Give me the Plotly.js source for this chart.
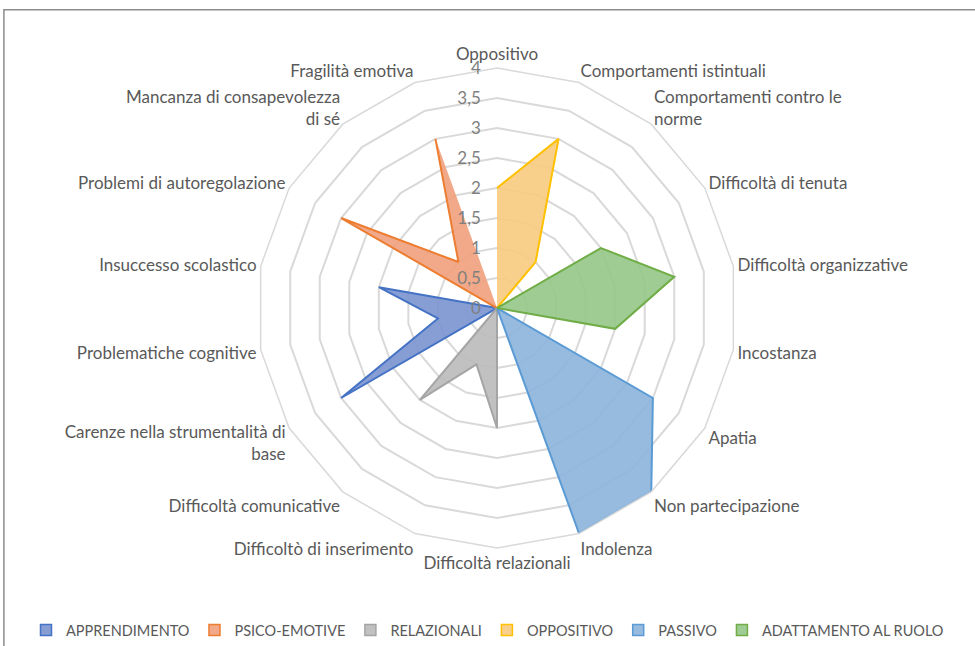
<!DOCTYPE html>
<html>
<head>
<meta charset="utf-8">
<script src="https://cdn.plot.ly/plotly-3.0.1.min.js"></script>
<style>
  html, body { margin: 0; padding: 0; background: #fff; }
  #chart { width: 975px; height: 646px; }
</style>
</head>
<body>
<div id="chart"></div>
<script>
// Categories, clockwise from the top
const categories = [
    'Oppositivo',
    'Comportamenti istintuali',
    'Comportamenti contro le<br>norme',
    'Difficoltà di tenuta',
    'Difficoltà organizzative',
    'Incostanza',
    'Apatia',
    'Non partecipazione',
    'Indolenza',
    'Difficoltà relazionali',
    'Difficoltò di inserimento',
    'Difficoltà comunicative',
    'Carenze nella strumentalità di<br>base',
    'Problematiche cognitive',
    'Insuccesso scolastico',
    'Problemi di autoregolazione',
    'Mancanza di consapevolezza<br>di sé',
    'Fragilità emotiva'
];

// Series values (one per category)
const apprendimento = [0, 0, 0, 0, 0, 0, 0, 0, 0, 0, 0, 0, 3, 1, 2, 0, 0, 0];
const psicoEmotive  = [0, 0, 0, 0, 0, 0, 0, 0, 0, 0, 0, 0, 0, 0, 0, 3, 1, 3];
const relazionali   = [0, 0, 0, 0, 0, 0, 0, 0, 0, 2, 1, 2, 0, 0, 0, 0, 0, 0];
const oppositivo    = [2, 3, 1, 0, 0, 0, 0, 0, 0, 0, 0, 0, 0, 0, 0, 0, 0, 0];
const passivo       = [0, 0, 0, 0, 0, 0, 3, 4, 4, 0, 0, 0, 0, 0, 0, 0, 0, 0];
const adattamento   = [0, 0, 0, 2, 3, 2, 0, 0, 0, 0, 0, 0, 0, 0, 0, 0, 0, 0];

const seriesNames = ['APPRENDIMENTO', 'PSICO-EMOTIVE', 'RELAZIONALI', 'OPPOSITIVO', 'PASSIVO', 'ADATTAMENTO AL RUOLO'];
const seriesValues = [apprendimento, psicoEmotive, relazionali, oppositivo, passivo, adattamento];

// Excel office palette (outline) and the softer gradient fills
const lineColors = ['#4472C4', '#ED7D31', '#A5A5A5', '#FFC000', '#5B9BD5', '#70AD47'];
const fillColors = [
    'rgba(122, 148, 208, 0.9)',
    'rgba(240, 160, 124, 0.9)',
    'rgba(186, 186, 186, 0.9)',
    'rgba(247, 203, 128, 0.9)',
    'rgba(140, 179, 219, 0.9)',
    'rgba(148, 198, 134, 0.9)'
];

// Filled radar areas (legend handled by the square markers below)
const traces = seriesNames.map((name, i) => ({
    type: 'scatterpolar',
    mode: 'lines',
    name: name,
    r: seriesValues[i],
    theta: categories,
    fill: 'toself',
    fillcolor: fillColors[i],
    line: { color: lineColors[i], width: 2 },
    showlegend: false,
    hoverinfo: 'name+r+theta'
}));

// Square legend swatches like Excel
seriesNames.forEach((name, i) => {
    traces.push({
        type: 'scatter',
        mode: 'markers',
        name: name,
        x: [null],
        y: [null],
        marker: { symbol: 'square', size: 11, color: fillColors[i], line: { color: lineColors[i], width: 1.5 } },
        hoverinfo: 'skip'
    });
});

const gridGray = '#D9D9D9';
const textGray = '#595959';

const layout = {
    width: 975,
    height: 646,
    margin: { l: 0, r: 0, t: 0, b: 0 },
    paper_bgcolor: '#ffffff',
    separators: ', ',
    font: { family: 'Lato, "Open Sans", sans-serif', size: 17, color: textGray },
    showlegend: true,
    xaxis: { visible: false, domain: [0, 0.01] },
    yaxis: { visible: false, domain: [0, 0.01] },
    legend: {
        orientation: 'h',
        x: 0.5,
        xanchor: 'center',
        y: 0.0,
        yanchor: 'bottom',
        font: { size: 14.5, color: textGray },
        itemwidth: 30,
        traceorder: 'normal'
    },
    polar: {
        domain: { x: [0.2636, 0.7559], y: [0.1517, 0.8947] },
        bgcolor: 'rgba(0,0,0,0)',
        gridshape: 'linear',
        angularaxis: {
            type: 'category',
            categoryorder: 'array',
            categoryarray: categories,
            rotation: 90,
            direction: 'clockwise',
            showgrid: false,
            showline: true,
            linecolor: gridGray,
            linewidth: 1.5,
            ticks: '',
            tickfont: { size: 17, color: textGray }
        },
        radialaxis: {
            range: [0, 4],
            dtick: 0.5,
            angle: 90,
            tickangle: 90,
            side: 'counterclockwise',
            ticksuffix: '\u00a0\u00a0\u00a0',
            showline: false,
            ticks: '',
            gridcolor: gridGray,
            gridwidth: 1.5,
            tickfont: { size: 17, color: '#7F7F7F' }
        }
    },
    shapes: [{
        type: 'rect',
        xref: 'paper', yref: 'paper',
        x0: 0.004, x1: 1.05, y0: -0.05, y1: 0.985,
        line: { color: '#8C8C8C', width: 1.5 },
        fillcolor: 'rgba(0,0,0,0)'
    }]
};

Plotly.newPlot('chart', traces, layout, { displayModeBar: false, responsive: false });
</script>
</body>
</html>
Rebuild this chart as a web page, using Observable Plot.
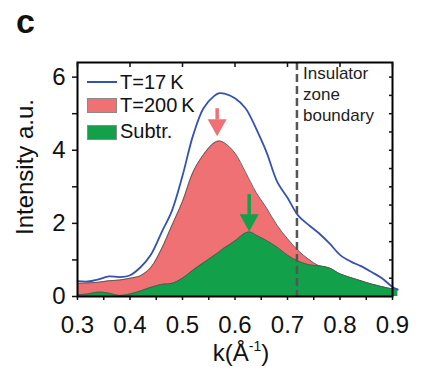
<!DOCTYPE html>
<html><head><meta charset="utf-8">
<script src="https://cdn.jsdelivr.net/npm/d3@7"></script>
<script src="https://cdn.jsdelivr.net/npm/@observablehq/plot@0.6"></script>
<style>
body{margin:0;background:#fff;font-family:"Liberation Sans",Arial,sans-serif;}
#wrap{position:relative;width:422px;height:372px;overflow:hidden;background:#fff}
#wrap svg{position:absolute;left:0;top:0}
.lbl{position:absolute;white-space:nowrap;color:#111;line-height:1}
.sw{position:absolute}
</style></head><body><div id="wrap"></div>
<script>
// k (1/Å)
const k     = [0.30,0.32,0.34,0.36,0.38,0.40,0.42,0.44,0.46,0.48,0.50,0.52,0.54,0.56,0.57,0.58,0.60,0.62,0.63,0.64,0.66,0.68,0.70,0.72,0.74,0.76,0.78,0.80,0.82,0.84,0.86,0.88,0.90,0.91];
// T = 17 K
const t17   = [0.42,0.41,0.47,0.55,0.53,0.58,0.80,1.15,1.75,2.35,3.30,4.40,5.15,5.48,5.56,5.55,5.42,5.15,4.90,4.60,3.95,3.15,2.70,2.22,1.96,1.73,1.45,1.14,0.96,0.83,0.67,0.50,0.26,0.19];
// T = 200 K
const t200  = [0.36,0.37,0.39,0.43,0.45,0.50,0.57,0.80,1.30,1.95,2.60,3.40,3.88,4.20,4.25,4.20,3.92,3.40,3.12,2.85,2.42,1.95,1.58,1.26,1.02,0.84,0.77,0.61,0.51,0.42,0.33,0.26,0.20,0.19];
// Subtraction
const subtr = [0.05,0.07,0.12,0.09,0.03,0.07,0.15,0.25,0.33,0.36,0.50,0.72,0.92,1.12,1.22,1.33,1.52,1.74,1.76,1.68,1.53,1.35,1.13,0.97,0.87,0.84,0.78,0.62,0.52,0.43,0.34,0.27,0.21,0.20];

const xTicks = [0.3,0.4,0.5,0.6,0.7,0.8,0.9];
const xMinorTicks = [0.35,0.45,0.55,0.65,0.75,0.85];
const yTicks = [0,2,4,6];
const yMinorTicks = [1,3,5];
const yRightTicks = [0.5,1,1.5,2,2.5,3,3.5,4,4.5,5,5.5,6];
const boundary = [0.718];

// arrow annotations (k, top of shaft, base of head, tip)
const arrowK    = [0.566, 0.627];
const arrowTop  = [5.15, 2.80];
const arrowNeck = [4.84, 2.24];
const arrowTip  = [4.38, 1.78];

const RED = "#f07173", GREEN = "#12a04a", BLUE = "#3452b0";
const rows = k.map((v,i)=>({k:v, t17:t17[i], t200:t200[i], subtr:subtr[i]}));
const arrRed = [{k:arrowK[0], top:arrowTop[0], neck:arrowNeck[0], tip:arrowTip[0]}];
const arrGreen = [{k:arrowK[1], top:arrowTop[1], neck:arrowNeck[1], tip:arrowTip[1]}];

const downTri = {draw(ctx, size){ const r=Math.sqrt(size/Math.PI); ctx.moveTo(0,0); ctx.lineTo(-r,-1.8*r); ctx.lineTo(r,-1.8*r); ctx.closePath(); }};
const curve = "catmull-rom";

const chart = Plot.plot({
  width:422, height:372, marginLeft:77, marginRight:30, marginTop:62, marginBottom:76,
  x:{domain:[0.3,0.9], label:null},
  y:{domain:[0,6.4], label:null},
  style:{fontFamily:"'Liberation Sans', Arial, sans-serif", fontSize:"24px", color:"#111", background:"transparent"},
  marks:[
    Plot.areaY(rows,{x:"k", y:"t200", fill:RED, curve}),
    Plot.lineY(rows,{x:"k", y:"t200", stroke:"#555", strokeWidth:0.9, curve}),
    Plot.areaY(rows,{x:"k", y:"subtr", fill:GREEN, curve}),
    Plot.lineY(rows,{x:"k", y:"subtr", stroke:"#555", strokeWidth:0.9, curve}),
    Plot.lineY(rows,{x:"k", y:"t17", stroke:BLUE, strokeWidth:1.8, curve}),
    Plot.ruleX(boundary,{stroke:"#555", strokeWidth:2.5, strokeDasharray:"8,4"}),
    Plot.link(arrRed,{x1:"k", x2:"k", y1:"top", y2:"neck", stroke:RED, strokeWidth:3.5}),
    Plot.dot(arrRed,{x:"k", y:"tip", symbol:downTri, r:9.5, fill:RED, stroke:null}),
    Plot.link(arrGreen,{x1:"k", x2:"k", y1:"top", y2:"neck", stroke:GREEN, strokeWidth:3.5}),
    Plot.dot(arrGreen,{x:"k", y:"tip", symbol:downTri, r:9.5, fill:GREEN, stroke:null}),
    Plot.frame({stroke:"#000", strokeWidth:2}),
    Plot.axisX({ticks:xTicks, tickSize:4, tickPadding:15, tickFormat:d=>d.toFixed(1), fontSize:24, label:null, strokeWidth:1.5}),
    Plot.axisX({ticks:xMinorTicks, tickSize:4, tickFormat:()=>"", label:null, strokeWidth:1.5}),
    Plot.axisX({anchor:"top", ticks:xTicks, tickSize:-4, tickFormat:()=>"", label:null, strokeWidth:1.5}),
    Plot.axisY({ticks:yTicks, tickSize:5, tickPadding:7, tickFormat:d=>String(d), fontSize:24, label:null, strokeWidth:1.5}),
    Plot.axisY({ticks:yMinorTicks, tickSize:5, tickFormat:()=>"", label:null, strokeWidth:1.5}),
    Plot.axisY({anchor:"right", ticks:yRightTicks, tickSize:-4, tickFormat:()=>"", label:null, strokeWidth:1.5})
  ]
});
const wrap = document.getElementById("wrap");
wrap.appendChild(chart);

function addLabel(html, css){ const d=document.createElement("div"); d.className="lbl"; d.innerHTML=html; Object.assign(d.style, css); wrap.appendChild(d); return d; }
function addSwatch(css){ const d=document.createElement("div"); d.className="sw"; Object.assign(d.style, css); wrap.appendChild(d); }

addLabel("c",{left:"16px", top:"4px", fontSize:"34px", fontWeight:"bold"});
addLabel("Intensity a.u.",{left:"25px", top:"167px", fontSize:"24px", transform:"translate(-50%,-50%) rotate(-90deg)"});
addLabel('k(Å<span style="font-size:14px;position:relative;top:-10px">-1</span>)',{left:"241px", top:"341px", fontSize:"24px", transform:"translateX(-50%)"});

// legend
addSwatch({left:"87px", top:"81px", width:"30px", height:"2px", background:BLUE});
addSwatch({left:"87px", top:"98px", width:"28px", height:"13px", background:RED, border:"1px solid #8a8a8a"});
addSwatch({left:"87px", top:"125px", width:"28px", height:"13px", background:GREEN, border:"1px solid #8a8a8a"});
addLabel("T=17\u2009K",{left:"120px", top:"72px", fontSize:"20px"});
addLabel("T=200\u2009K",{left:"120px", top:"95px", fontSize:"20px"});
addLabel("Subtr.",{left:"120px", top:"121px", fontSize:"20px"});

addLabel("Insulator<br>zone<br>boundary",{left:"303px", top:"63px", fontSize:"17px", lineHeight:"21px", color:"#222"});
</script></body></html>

§ Requirement: In the lines above, locate the string "this". Copy every line where it occurs.

§ Solution to the problem:
Give me the Plotly.js source for this chart.
Rebuild this chart as a web page, using Observable Plot.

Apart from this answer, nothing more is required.